▶ _What to do_: Take the listing from its first line through the line that contains "import * as" and please retype those lines exactly, leaving out the pictures.

(Code that draws figures)
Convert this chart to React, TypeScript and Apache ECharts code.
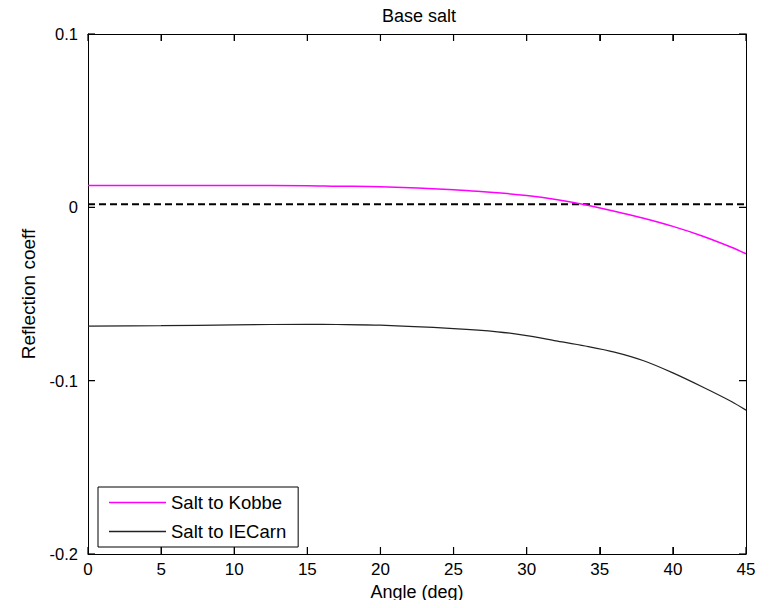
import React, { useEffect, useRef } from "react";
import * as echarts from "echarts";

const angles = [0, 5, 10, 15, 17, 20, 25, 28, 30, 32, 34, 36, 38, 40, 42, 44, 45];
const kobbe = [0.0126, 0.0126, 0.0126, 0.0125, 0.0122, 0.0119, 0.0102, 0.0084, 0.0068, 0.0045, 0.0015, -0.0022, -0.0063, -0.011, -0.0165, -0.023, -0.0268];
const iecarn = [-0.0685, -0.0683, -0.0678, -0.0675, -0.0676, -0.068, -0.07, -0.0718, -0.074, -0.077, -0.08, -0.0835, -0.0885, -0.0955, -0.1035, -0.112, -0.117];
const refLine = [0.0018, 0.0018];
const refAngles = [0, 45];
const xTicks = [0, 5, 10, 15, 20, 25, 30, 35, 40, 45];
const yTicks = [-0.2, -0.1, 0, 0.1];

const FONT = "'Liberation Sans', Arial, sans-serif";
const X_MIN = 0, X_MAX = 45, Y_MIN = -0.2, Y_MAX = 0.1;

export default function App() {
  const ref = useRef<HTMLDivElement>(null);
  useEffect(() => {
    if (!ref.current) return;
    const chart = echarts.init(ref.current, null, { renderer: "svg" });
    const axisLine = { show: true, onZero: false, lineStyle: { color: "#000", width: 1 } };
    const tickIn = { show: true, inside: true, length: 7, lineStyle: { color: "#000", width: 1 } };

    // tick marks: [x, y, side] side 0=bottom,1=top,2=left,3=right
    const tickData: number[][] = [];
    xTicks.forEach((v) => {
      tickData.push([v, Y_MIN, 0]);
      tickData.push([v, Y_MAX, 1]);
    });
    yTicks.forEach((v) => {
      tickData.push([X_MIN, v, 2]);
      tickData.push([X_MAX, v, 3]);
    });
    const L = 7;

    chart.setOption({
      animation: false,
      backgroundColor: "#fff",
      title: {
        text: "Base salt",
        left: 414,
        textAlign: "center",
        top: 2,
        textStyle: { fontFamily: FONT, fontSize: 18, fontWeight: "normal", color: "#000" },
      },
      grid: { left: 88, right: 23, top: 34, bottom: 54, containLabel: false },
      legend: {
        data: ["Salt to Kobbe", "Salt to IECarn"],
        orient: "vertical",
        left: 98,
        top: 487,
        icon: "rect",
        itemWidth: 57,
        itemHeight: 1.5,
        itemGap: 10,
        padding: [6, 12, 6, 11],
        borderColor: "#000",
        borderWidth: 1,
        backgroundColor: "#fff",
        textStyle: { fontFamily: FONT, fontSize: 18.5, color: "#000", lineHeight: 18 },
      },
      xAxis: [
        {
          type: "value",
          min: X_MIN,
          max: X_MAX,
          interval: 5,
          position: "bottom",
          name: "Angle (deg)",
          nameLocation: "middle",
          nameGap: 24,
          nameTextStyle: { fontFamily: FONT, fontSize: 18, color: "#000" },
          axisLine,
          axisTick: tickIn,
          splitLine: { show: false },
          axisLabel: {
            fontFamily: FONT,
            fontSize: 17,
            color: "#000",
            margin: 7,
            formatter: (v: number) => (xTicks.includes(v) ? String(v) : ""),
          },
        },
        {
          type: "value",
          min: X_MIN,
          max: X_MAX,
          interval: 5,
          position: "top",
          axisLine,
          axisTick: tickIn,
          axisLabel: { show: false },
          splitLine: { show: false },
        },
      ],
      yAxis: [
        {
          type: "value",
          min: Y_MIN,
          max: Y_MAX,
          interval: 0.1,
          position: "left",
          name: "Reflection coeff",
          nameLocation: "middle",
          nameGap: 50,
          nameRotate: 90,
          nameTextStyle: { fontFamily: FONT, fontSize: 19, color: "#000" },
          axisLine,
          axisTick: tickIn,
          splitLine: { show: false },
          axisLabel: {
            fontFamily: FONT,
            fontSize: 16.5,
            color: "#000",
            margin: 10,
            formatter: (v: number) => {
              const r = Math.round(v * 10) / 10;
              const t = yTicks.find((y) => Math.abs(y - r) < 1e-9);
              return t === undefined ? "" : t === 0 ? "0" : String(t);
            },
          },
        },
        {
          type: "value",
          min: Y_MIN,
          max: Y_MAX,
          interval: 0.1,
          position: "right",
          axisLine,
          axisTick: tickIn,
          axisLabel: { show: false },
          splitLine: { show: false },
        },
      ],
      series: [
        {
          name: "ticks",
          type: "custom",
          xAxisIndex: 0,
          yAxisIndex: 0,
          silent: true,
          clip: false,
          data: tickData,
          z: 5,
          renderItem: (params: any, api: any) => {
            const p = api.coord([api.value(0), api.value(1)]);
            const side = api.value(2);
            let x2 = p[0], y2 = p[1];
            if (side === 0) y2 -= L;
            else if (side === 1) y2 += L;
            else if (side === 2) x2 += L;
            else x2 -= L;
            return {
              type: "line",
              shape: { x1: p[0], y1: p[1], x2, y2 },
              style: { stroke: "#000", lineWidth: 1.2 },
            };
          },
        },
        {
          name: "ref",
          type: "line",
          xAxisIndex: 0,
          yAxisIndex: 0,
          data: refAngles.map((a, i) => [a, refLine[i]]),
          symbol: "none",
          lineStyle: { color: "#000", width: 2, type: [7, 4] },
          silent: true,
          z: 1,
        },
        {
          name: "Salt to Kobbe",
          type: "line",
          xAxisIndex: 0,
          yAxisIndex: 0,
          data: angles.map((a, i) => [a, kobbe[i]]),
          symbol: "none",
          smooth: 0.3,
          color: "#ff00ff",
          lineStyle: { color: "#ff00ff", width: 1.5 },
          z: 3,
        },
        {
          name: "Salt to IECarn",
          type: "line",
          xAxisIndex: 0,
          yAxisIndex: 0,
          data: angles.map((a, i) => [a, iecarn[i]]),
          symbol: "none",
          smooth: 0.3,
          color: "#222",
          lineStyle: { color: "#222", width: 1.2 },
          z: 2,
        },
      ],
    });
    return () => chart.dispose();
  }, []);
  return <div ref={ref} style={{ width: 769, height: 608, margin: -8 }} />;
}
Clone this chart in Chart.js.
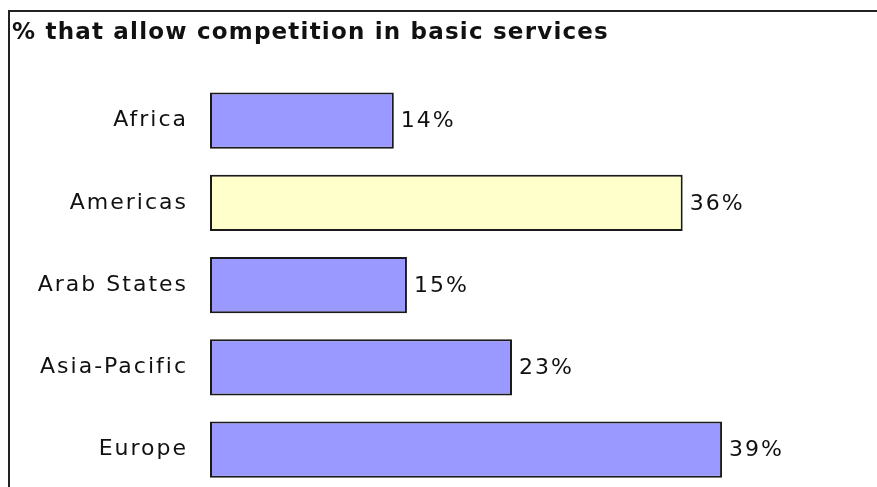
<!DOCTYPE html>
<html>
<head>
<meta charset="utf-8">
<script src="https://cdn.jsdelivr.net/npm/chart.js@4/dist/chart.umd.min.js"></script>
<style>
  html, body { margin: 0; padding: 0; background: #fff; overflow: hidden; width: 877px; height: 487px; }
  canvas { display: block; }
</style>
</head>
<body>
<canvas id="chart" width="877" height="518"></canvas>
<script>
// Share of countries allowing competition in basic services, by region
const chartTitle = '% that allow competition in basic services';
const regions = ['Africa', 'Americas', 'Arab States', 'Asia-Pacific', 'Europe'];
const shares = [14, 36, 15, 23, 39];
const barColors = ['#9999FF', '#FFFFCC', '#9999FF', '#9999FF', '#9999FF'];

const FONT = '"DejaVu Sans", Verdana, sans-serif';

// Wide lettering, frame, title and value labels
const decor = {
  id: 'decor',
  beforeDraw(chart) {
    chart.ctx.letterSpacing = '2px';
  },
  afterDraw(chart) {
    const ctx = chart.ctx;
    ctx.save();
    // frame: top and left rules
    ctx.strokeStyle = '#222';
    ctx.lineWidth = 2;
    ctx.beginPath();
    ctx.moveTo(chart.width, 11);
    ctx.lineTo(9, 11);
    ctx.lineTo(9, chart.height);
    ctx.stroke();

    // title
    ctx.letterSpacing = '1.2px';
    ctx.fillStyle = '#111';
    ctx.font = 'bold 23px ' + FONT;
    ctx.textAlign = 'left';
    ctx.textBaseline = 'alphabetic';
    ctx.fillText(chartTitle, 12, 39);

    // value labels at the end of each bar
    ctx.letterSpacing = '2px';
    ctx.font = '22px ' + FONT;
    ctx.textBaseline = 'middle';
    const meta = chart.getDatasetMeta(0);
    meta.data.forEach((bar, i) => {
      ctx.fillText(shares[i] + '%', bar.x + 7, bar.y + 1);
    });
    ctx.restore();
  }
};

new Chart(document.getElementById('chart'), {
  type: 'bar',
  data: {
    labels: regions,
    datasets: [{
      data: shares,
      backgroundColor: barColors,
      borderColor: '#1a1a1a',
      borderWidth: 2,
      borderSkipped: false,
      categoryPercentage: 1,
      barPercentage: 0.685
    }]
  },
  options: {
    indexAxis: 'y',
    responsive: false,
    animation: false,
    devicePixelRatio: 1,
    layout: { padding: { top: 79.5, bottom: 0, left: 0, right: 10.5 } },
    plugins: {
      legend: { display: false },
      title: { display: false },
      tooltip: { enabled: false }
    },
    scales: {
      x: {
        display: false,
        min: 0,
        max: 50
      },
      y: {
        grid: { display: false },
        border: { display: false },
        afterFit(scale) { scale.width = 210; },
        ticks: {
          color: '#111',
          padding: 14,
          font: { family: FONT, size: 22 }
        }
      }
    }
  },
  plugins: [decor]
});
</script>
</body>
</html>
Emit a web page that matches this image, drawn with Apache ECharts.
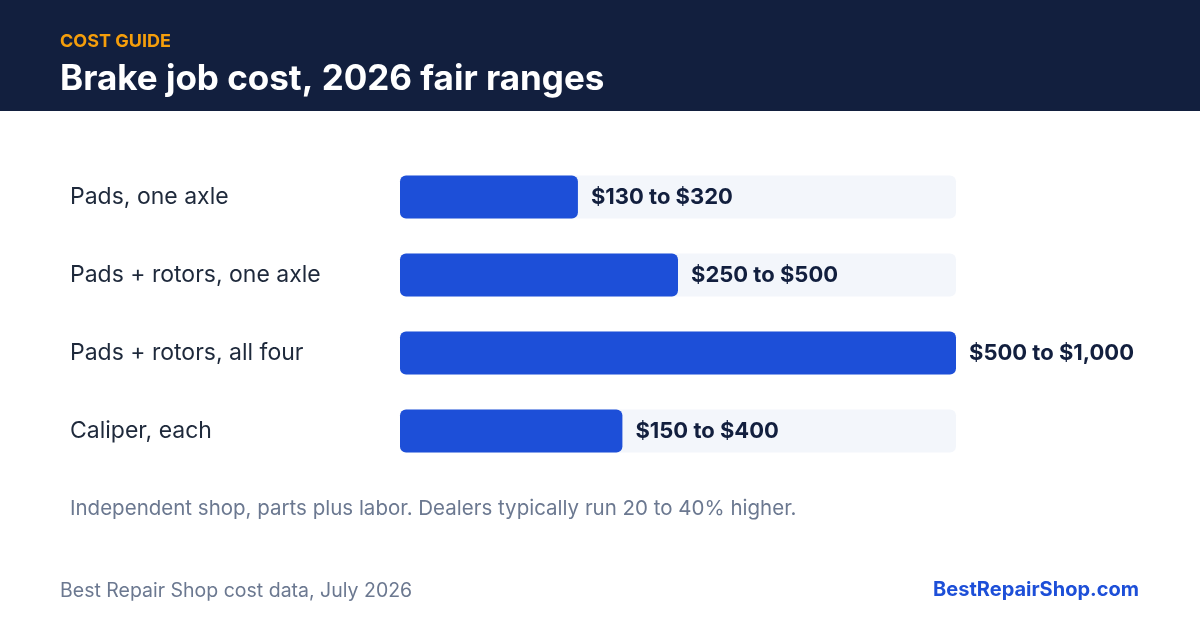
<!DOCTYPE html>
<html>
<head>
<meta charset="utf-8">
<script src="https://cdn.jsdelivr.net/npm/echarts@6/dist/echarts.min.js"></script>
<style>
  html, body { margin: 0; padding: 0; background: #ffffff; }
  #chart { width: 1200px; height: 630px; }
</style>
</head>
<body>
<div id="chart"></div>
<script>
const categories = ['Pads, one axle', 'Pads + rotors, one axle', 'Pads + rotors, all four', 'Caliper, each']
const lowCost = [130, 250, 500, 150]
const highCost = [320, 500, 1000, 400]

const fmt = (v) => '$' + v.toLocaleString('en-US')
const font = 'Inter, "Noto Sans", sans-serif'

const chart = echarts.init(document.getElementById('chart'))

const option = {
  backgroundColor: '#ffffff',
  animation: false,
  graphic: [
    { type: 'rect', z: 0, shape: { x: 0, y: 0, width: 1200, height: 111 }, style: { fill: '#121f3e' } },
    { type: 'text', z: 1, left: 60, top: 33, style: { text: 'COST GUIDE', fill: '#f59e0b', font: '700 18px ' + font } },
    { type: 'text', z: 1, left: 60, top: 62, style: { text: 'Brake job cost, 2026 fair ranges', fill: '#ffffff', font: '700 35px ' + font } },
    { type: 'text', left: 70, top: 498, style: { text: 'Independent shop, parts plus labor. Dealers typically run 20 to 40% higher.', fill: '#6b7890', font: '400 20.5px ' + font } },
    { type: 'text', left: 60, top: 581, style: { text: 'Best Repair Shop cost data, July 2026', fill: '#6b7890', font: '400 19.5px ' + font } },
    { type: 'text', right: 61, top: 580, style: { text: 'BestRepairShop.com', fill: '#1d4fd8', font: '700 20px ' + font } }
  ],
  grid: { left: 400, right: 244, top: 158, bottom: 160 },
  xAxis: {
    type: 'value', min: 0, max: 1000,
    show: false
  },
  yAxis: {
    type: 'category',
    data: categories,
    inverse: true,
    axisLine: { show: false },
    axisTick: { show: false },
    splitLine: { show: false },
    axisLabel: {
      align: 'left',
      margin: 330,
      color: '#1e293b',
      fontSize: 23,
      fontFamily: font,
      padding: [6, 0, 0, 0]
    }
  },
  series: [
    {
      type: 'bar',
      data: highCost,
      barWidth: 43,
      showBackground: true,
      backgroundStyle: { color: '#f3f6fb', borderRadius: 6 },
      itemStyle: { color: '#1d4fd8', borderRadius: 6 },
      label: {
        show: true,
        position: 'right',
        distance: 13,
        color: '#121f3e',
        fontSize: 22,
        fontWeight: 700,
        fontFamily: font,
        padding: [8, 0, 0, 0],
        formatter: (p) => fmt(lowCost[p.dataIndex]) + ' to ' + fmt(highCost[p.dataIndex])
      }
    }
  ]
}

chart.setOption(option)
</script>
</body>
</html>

▶ _Written answer_:
Convert this chart to React, TypeScript and Apache ECharts code.
import React, { useEffect, useRef } from "react";
import * as echarts from "echarts";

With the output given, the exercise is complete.